┏━━

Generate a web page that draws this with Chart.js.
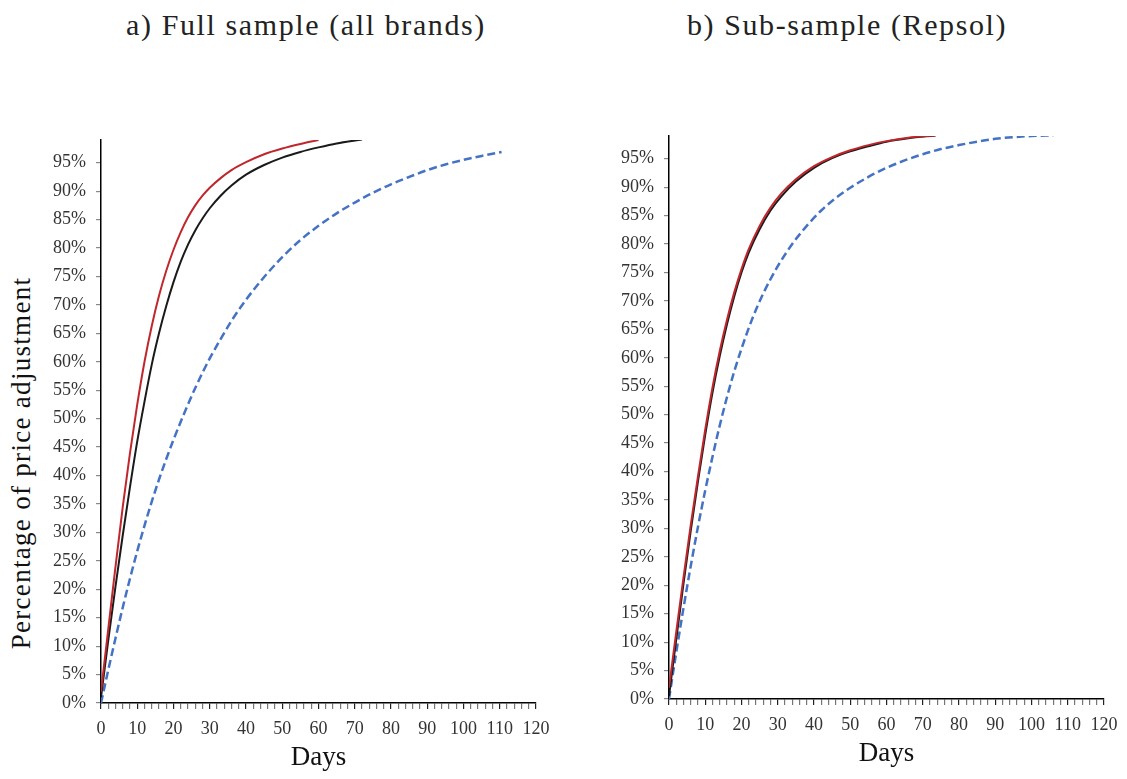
<!DOCTYPE html>
<html>
<head>
<meta charset="utf-8">
<script src="https://cdn.jsdelivr.net/npm/chart.js@4.4.1/dist/chart.umd.min.js"></script>
<style>
html,body{margin:0;padding:0;background:#fff;}
body{width:1127px;height:779px;position:relative;overflow:hidden;font-family:"Liberation Serif",serif;}
canvas{position:absolute;top:0;}
#ca{left:0;}
#cb{left:563px;}
.title{position:absolute;top:10px;font-size:30px;line-height:30px;letter-spacing:1.6px;color:#222;white-space:nowrap;transform:translateX(-50%);}
#ylab{position:absolute;left:21px;top:463px;font-size:27px;line-height:27px;letter-spacing:1.3px;color:#111;white-space:nowrap;transform:translate(-50%,-50%) rotate(-90deg);}
</style>
</head>
<body>
<div class="title" id="ta" style="left:306px;">a) Full sample (all brands)</div>
<div class="title" id="tb" style="left:847px;">b) Sub-sample (Repsol)</div>
<div id="ylab">Percentage of price adjustment</div>
<canvas id="ca" width="563" height="779"></canvas>
<canvas id="cb" width="564" height="779"></canvas>
<script>
// ---- Data (days, % of price adjustment) ----
// Panel a) Full sample (all brands)
const aRedDays   = [0,2,4,6,8,10,12,14,16,18,20,22,24,26,28,30,33,36,40,45,50,55,60];
const aRedPct    = [2,13,24,34.5,44,52.5,60,66.3,71.6,76,79.7,82.8,85.4,87.5,89.2,90.6,92.3,93.7,95.1,96.5,97.5,98.3,99];
const aBlackDays = [0,2,4,6,8,10,12,14,16,18,20,22,24,26,28,30,33,36,40,45,50,55,60,65,72];
const aBlackPct  = [1,11,20.5,29.5,38,46,53,59.5,65,69.8,74,77.6,80.6,83.1,85.2,87,89.2,91,92.9,94.6,95.9,96.9,97.7,98.4,99.1];
const aBlueDays  = [0,2,4,6,8,10,12,14,16,18,20,23,26,30,33,36,40,45,50,55,60,65,70,75,80,85,90,95,100,105,110.5];
const aBluePct   = [0,5.8,11.4,16.8,21.9,26.7,31.2,35.4,39.3,42.9,46.3,51,55.4,60.6,64,67.2,70.9,74.9,78.4,81.4,83.9,86.1,88,89.7,91.2,92.5,93.7,94.7,95.5,96.2,96.9];
// Panel b) Sub-sample (Repsol)
const bRedDays   = [0,2,4,6,8,10,12,14,16,18,20,22,25,28,31,35,40,45,50,55,60,66,73.5];
const bRedPct    = [2,11.8,21.4,30.6,39.2,47.4,54.8,61.2,66.7,71.5,75.6,79.1,83.2,86.4,88.9,91.4,93.7,95.3,96.5,97.4,98.1,98.7,99.1];
const bBlackDays = [0,2,4,6,8,10,12,14,16,18,20,22,25,28,31,35,40,45,50,55,60,66,73.5];
const bBlackPct  = [0.5,10.5,20.3,29.6,38.3,46.5,53.9,60.3,65.9,70.8,75,78.5,82.6,85.9,88.4,91,93.4,95.1,96.3,97.2,98,98.6,99.1];
const bBlueDays  = [0,2,4,6,8,10,12,14,16,18,20,23,26,30,34,38,42,46,50,55,60,65,70,75,80,85,90,95,100,106];
const bBluePct   = [0,8.2,16,23.4,30.3,36.7,42.6,48.1,53.1,57.6,61.6,66.9,71.3,76.1,80,83.2,85.9,88.1,89.9,91.8,93.4,94.7,95.8,96.7,97.4,98,98.5,98.8,99,99.1];

// Axis settings
const xMin = 0, xMax = 120, xMinorStep = 2, xLabelStep = 10;
const yMin = 0, yMax = 99, yStep = 5;

const FONT = '"Liberation Serif", "Times New Roman", serif';

function pts(xs, ys){ return xs.map((x,i)=>({x:x, y:ys[i]})); }

function makeChart(id, series, geom){
  const ctx = document.getElementById(id).getContext('2d');
  return new Chart(ctx, {
    type: 'line',
    data: {
      datasets: [
        {data: pts(series.redX, series.redY), borderColor:'#c0272d', borderWidth:2, pointRadius:0, cubicInterpolationMode:'monotone', fill:false},
        {data: pts(series.blackX, series.blackY), borderColor:'#1a1a1a', borderWidth:2, pointRadius:0, cubicInterpolationMode:'monotone', fill:false},
        {data: pts(series.blueX, series.blueY), borderColor:'#4472c4', borderWidth:2.5, borderDash:[8,4], pointRadius:0, cubicInterpolationMode:'monotone', fill:false}
      ]
    },
    options: {
      responsive:false, animation:false, devicePixelRatio:1,
      layout:{padding:{top:geom.top, right:geom.right, left:0, bottom:0}},
      plugins:{legend:{display:false}, tooltip:{enabled:false}, title:{display:false}},
      scales:{
        x:{
          type:'linear', min:xMin, max:xMax,
          afterFit: s => { s.height = geom.xh; },
          ticks:{stepSize:xMinorStep, autoSkip:false, maxRotation:0, minRotation:0, padding:9,
            color:'#333', font:{family:FONT, size:18},
            callback: v => (Math.round(v) % xLabelStep === 0 ? String(Math.round(v)) : '')},
          grid:{display:true, drawOnChartArea:false, drawTicks:true, tickLength:6,
            color: c => (c.tick && Math.round(c.tick.value) % xLabelStep === 0 ? '#222' : '#777'), lineWidth:1.2},
          border:{display:true, color:'#000', width:1.5},
          title:{display:true, text:'Days', color:'#111', font:{family:FONT, size:27}, padding:{top:0, bottom:geom.tb}}
        },
        y:{
          type:'linear', min:yMin, max:yMax,
          afterFit: s => { s.width = geom.yw; },
          afterBuildTicks: s => { s.ticks = s.ticks.filter(t => Math.round(t.value) % yStep === 0 && t.value <= 95); },
          ticks:{stepSize:yStep, autoSkip:false, padding:10, color:'#333', font:{family:FONT, size:18},
            callback: v => Math.round(v) + '%'},
          grid:{display:true, drawOnChartArea:false, drawTicks:true, tickLength:5, color:'#888', lineWidth:1.2},
          border:{display:true, color:'#000', width:1.5}
        }
      }
    }
  });
}

makeChart('ca', {redX:aRedDays, redY:aRedPct, blackX:aBlackDays, blackY:aBlackPct, blueX:aBlueDays, blueY:aBluePct},
  {top:140, right:27, xh:76, yw:101, tb:5});
makeChart('cb', {redX:bRedDays, redY:bRedPct, blackX:bBlackDays, blackY:bBlackPct, blueX:bBlueDays, blueY:bBluePct},
  {top:136, right:23, xh:80, yw:106, tb:9});
</script>
</body>
</html>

┗━━

■ What you will do ■
Repeat the lines above exactly, and keep every picture out.

■ Result of the exercise ■
Generate a web page that draws this with Chart.js.
<!DOCTYPE html>
<html>
<head>
<meta charset="utf-8">
<script src="https://cdn.jsdelivr.net/npm/chart.js@4.4.1/dist/chart.umd.min.js"></script>
<style>
html,body{margin:0;padding:0;background:#fff;}
body{width:1127px;height:779px;position:relative;overflow:hidden;font-family:"Liberation Serif",serif;}
canvas{position:absolute;top:0;}
#ca{left:0;}
#cb{left:563px;}
.title{position:absolute;top:10px;font-size:30px;line-height:30px;letter-spacing:1.6px;color:#222;white-space:nowrap;transform:translateX(-50%);}
#ylab{position:absolute;left:21px;top:463px;font-size:27px;line-height:27px;letter-spacing:1.3px;color:#111;white-space:nowrap;transform:translate(-50%,-50%) rotate(-90deg);}
</style>
</head>
<body>
<div class="title" id="ta" style="left:306px;">a) Full sample (all brands)</div>
<div class="title" id="tb" style="left:847px;">b) Sub-sample (Repsol)</div>
<div id="ylab">Percentage of price adjustment</div>
<canvas id="ca" width="563" height="779"></canvas>
<canvas id="cb" width="564" height="779"></canvas>
<script>
// ---- Data (days, % of price adjustment) ----
// Panel a) Full sample (all brands)
const aRedDays   = [0,2,4,6,8,10,12,14,16,18,20,22,24,26,28,30,33,36,40,45,50,55,60];
const aRedPct    = [2,13,24,34.5,44,52.5,60,66.3,71.6,76,79.7,82.8,85.4,87.5,89.2,90.6,92.3,93.7,95.1,96.5,97.5,98.3,99];
const aBlackDays = [0,2,4,6,8,10,12,14,16,18,20,22,24,26,28,30,33,36,40,45,50,55,60,65,72];
const aBlackPct  = [1,11,20.5,29.5,38,46,53,59.5,65,69.8,74,77.6,80.6,83.1,85.2,87,89.2,91,92.9,94.6,95.9,96.9,97.7,98.4,99.1];
const aBlueDays  = [0,2,4,6,8,10,12,14,16,18,20,23,26,30,33,36,40,45,50,55,60,65,70,75,80,85,90,95,100,105,110.5];
const aBluePct   = [0,5.8,11.4,16.8,21.9,26.7,31.2,35.4,39.3,42.9,46.3,51,55.4,60.6,64,67.2,70.9,74.9,78.4,81.4,83.9,86.1,88,89.7,91.2,92.5,93.7,94.7,95.5,96.2,96.9];
// Panel b) Sub-sample (Repsol)
const bRedDays   = [0,2,4,6,8,10,12,14,16,18,20,22,25,28,31,35,40,45,50,55,60,66,73.5];
const bRedPct    = [2,11.8,21.4,30.6,39.2,47.4,54.8,61.2,66.7,71.5,75.6,79.1,83.2,86.4,88.9,91.4,93.7,95.3,96.5,97.4,98.1,98.7,99.1];
const bBlackDays = [0,2,4,6,8,10,12,14,16,18,20,22,25,28,31,35,40,45,50,55,60,66,73.5];
const bBlackPct  = [0.5,10.5,20.3,29.6,38.3,46.5,53.9,60.3,65.9,70.8,75,78.5,82.6,85.9,88.4,91,93.4,95.1,96.3,97.2,98,98.6,99.1];
const bBlueDays  = [0,2,4,6,8,10,12,14,16,18,20,23,26,30,34,38,42,46,50,55,60,65,70,75,80,85,90,95,100,106];
const bBluePct   = [0,8.2,16,23.4,30.3,36.7,42.6,48.1,53.1,57.6,61.6,66.9,71.3,76.1,80,83.2,85.9,88.1,89.9,91.8,93.4,94.7,95.8,96.7,97.4,98,98.5,98.8,99,99.1];

// Axis settings
const xMin = 0, xMax = 120, xMinorStep = 2, xLabelStep = 10;
const yMin = 0, yMax = 99, yStep = 5;

const FONT = '"Liberation Serif", "Times New Roman", serif';

function pts(xs, ys){ return xs.map((x,i)=>({x:x, y:ys[i]})); }

function makeChart(id, series, geom){
  const ctx = document.getElementById(id).getContext('2d');
  return new Chart(ctx, {
    type: 'line',
    data: {
      datasets: [
        {data: pts(series.redX, series.redY), borderColor:'#c0272d', borderWidth:2, pointRadius:0, cubicInterpolationMode:'monotone', fill:false},
        {data: pts(series.blackX, series.blackY), borderColor:'#1a1a1a', borderWidth:2, pointRadius:0, cubicInterpolationMode:'monotone', fill:false},
        {data: pts(series.blueX, series.blueY), borderColor:'#4472c4', borderWidth:2.5, borderDash:[8,4], pointRadius:0, cubicInterpolationMode:'monotone', fill:false}
      ]
    },
    options: {
      responsive:false, animation:false, devicePixelRatio:1,
      layout:{padding:{top:geom.top, right:geom.right, left:0, bottom:0}},
      plugins:{legend:{display:false}, tooltip:{enabled:false}, title:{display:false}},
      scales:{
        x:{
          type:'linear', min:xMin, max:xMax,
          afterFit: s => { s.height = geom.xh; },
          ticks:{stepSize:xMinorStep, autoSkip:false, maxRotation:0, minRotation:0, padding:9,
            color:'#333', font:{family:FONT, size:18},
            callback: v => (Math.round(v) % xLabelStep === 0 ? String(Math.round(v)) : '')},
          grid:{display:true, drawOnChartArea:false, drawTicks:true, tickLength:6,
            color: c => (c.tick && Math.round(c.tick.value) % xLabelStep === 0 ? '#222' : '#777'), lineWidth:1.2},
          border:{display:true, color:'#000', width:1.5},
          title:{display:true, text:'Days', color:'#111', font:{family:FONT, size:27}, padding:{top:0, bottom:geom.tb}}
        },
        y:{
          type:'linear', min:yMin, max:yMax,
          afterFit: s => { s.width = geom.yw; },
          afterBuildTicks: s => { s.ticks = s.ticks.filter(t => Math.round(t.value) % yStep === 0 && t.value <= 95); },
          ticks:{stepSize:yStep, autoSkip:false, padding:10, color:'#333', font:{family:FONT, size:18},
            callback: v => Math.round(v) + '%'},
          grid:{display:true, drawOnChartArea:false, drawTicks:true, tickLength:5, color:'#888', lineWidth:1.2},
          border:{display:true, color:'#000', width:1.5}
        }
      }
    }
  });
}

makeChart('ca', {redX:aRedDays, redY:aRedPct, blackX:aBlackDays, blackY:aBlackPct, blueX:aBlueDays, blueY:aBluePct},
  {top:140, right:27, xh:76, yw:101, tb:5});
makeChart('cb', {redX:bRedDays, redY:bRedPct, blackX:bBlackDays, blackY:bBlackPct, blueX:bBlueDays, blueY:bBluePct},
  {top:136, right:23, xh:80, yw:106, tb:9});
</script>
</body>
</html>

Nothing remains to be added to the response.